Consider a circle $$(x-\alpha)^2+(y-\beta)^2=50$$, where $$\alpha, \beta>0$$. If the circle touches the line $$y+x=0$$ at the point $$P$$, whose distance from the origin is $$4 \sqrt{2}$$, then $$(\alpha+\beta)^2$$ is equal to __________.

Two circles in the first quadrant of radii $$r_{1}$$ and $$r_{2}$$ touch the coordinate axes.
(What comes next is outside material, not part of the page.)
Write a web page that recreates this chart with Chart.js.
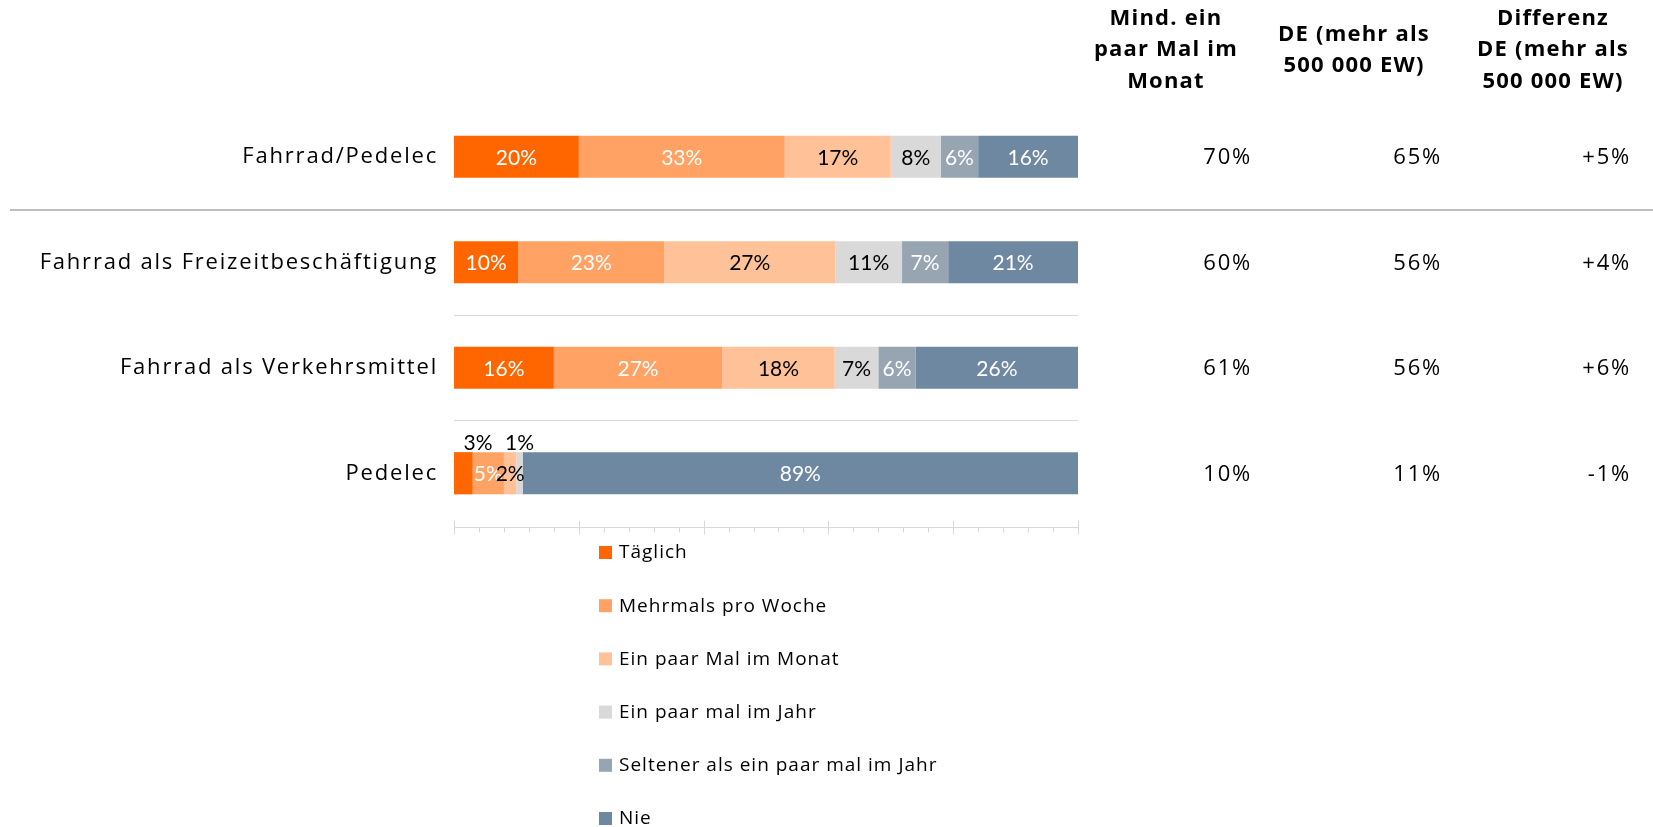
<!DOCTYPE html>
<html>
<head>
<meta charset="utf-8">
<script src="https://cdn.jsdelivr.net/npm/chart.js@4.4.1/dist/chart.umd.min.js"></script>
<style>
    body { margin: 0; background: #ffffff; }
    canvas { display: block; }
</style>
</head>
<body>
<canvas id="grafico-fahrrad" width="1653" height="827"></canvas>
<script>
// Kategorien und Werte (in %)
const kategorien = ['Fahrrad/Pedelec', 'Fahrrad als Freizeitbeschäftigung', 'Fahrrad als Verkehrsmittel', 'Pedelec'];
const serienNamen = ['Täglich', 'Mehrmals pro Woche', 'Ein paar Mal im Monat', 'Ein paar mal im Jahr', 'Seltener als ein paar mal im Jahr', 'Nie'];
const taeglich = [20, 10.3, 16, 3];
const mehrmalsWoche = [33, 23.4, 27, 5];
const paarMalMonat = [17, 27.4, 18, 2];
const paarMalJahr = [8, 10.7, 7, 1];
const seltener = [6, 7.4, 6, 0];
const nie = [16, 20.8, 26, 89];

// Spalten rechts
const kopfMindMonat = ['Mind. ein', 'paar Mal im', 'Monat'];
const kopfDE = ['DE (mehr als', '500 000 EW)'];
const kopfDifferenz = ['Differenz', 'DE (mehr als', '500 000 EW)'];
const mindMonat = ['70%', '60%', '61%', '10%'];
const deWerte = ['65%', '56%', '56%', '11%'];
const differenz = ['+5%', '+4%', '+6%', '-1%'];

const farben = ['#ff6600', '#ffa264', '#ffc198', '#d9d9d9', '#97a5b3', '#6e88a1'];
const labelFarben = ['#ffffff', '#ffffff', '#000000', '#000000', '#ffffff', '#ffffff'];
const werteListe = [taeglich, mehrmalsWoche, paarMalMonat, paarMalJahr, seltener, nie];

// bei Pedelec stehen zwei Labels über dem Balken
const labelsOberhalb = { 3: [0, 3] };

const schrift = "'Open Sans', sans-serif";
Chart.defaults.font.family = schrift;
Chart.defaults.color = '#000000';

const datensaetze = [];
for (let i = 0; i < serienNamen.length; i++) {
    datensaetze.push({
        label: serienNamen[i],
        data: werteListe[i],
        backgroundColor: farben[i],
        borderWidth: 0,
        barPercentage: 0.4,
        categoryPercentage: 1
    });
}

const abstand = {
    id: 'abstand',
    beforeUpdate(chart) { chart.ctx.letterSpacing = '1.8px'; },
    beforeDraw(chart) { chart.ctx.letterSpacing = '1.8px'; }
};

const extras = {
    id: 'extras',
    afterDatasetsDraw(chart) {
        const ctx = chart.ctx;
        ctx.save();
        ctx.letterSpacing = '0px';
        ctx.font = "21px Lato, sans-serif";
        ctx.textAlign = 'center';
        ctx.textBaseline = 'middle';
        chart.data.datasets.forEach((ds, i) => {
            const meta = chart.getDatasetMeta(i);
            meta.data.forEach((bar, j) => {
                const wert = ds.data[j];
                if (wert < 0.5) return;
                const text = Math.round(wert) + '%';
                let x = (bar.x + bar.base) / 2;
                let y = bar.y;
                ctx.fillStyle = labelFarben[i];
                if (labelsOberhalb[j] && labelsOberhalb[j].includes(i)) {
                    y = bar.y - bar.height / 2 - 10;
                    if (i == 0) x = bar.base + 24;
                    ctx.fillStyle = '#000000';
                }
                ctx.fillText(text, x, y + 1);
            });
        });
        ctx.restore();
    },
    afterDraw(chart) {
        const ctx = chart.ctx;
        const xs = chart.scales.x;
        const ys = chart.scales.y;
        const area = chart.chartArea;
        ctx.save();

        // Trennlinie unter Fahrrad/Pedelec
        const yTrenn = Math.round((ys.getPixelForValue(0) + ys.getPixelForValue(1)) / 2);
        ctx.strokeStyle = '#bfbfbf';
        ctx.lineWidth = 2;
        ctx.beginPath();
        ctx.moveTo(10, yTrenn);
        ctx.lineTo(chart.width, yTrenn);
        ctx.stroke();

        // Teilstriche der x-Achse
        ctx.strokeStyle = '#d9d9d9';
        ctx.lineWidth = 1;
        const yAchse = area.bottom + 1.5;
        for (let v = 0; v <= 100; v += 4) {
            const px = Math.round(xs.getPixelForValue(v)) + 0.5;
            ctx.beginPath();
            if (v % 20 == 0) {
                ctx.moveTo(px, yAchse - 7);
                ctx.lineTo(px, yAchse + 7);
            } else {
                ctx.moveTo(px, yAchse);
                ctx.lineTo(px, yAchse + 5);
            }
            ctx.stroke();
        }
        ctx.beginPath();
        ctx.moveTo(area.left, yAchse);
        ctx.lineTo(area.right, yAchse);
        ctx.stroke();

        // Kopfzeilen
        ctx.fillStyle = '#000000';
        ctx.letterSpacing = '1.2px';
        ctx.font = "bold 22px " + schrift;
        ctx.textAlign = 'center';
        ctx.textBaseline = 'middle';
        const koepfe = [[kopfMindMonat, 1166], [kopfDE, 1354], [kopfDifferenz, 1553]];
        koepfe.forEach(k => {
            const zeilen = k[0];
            const start = 50 - (zeilen.length - 1) * 31.5 / 2;
            zeilen.forEach((z, n) => ctx.fillText(z, k[1], start + n * 31.5));
        });

        // Werte rechts
        ctx.font = "22px " + schrift;
        ctx.letterSpacing = '1.8px';
        ctx.textAlign = 'right';
        const spalten = [[mindMonat, 1252], [deWerte, 1442], [differenz, 1631]];
        spalten.forEach(s => {
            s[0].forEach((w, j) => ctx.fillText(w, s[1], ys.getPixelForValue(j) + 1));
        });

        // Legende untereinander
        ctx.font = "19px " + schrift;
        ctx.letterSpacing = '1px';
        ctx.textAlign = 'left';
        chart.data.datasets.forEach((ds, i) => {
            const yl = area.bottom + 26 + i * 53.2;
            ctx.fillStyle = ds.backgroundColor;
            ctx.fillRect(599, yl - 6, 13, 13);
            ctx.fillStyle = '#000000';
            ctx.fillText(ds.label, 619, yl + 1);
        });
        ctx.restore();
    }
};

const ctxGrafico = document.getElementById('grafico-fahrrad').getContext('2d');
const grafico = new Chart(ctxGrafico, {
    type: 'bar',
    data: {
        labels: kategorien,
        datasets: datensaetze
    },
    options: {
        indexAxis: 'y',
        responsive: false,
        animation: false,
        layout: {
            padding: { top: 104, bottom: 301, left: 0, right: 575 }
        },
        scales: {
            x: {
                stacked: true,
                min: 0,
                max: 100,
                grid: { display: false },
                border: { display: false },
                ticks: { display: false },
                afterFit(scale) { scale.height = 0; }
            },
            y: {
                stacked: true,
                grid: {
                    offset: true,
                    drawTicks: false,
                    color: c => (c.index == 2 || c.index == 3) ? '#d9d9d9' : 'rgba(0,0,0,0)',
                    lineWidth: 1
                },
                border: { display: false },
                ticks: {
                    padding: 16,
                    color: '#000000',
                    font: { size: 22 }
                },
                afterFit(scale) { scale.width = 454; }
            }
        },
        plugins: {
            legend: { display: false },
            tooltip: { enabled: false }
        }
    },
    plugins: [abstand, extras]
});
</script>
</body>
</html>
Each of them cuts off an intercept of 2 units with the line $$x+y=2$$. Then $$r_{1}^{2}+r_{2}^{2}-r_{1} r_{2}$$ is equal to ___________.

Consider a circle $$C_{1}: x^{2}+y^{2}-4 x-2 y=\alpha-5$$. Let its mirror image in the line $$y=2 x+1$$ be another circle $$C_{2}: 5 x^{2}+5 y^{2}-10 f x-10 g y+36=0$$. Let $$r$$ be the radius of $$C_{2}$$. Then $$\alpha+r$$ is equal to _________.

Let the point $$(p, p+1)$$ lie inside the region $$E=\left\{(x, y): 3-x \leq y \leq \sqrt{9-x^{2}}, 0 \leq x \leq 3\right\}$$. If the set of all values of $$\mathrm{p}$$ is the interval $$(a, b)$$, then $$b^{2}+b-a^{2}$$ is equal to ___________.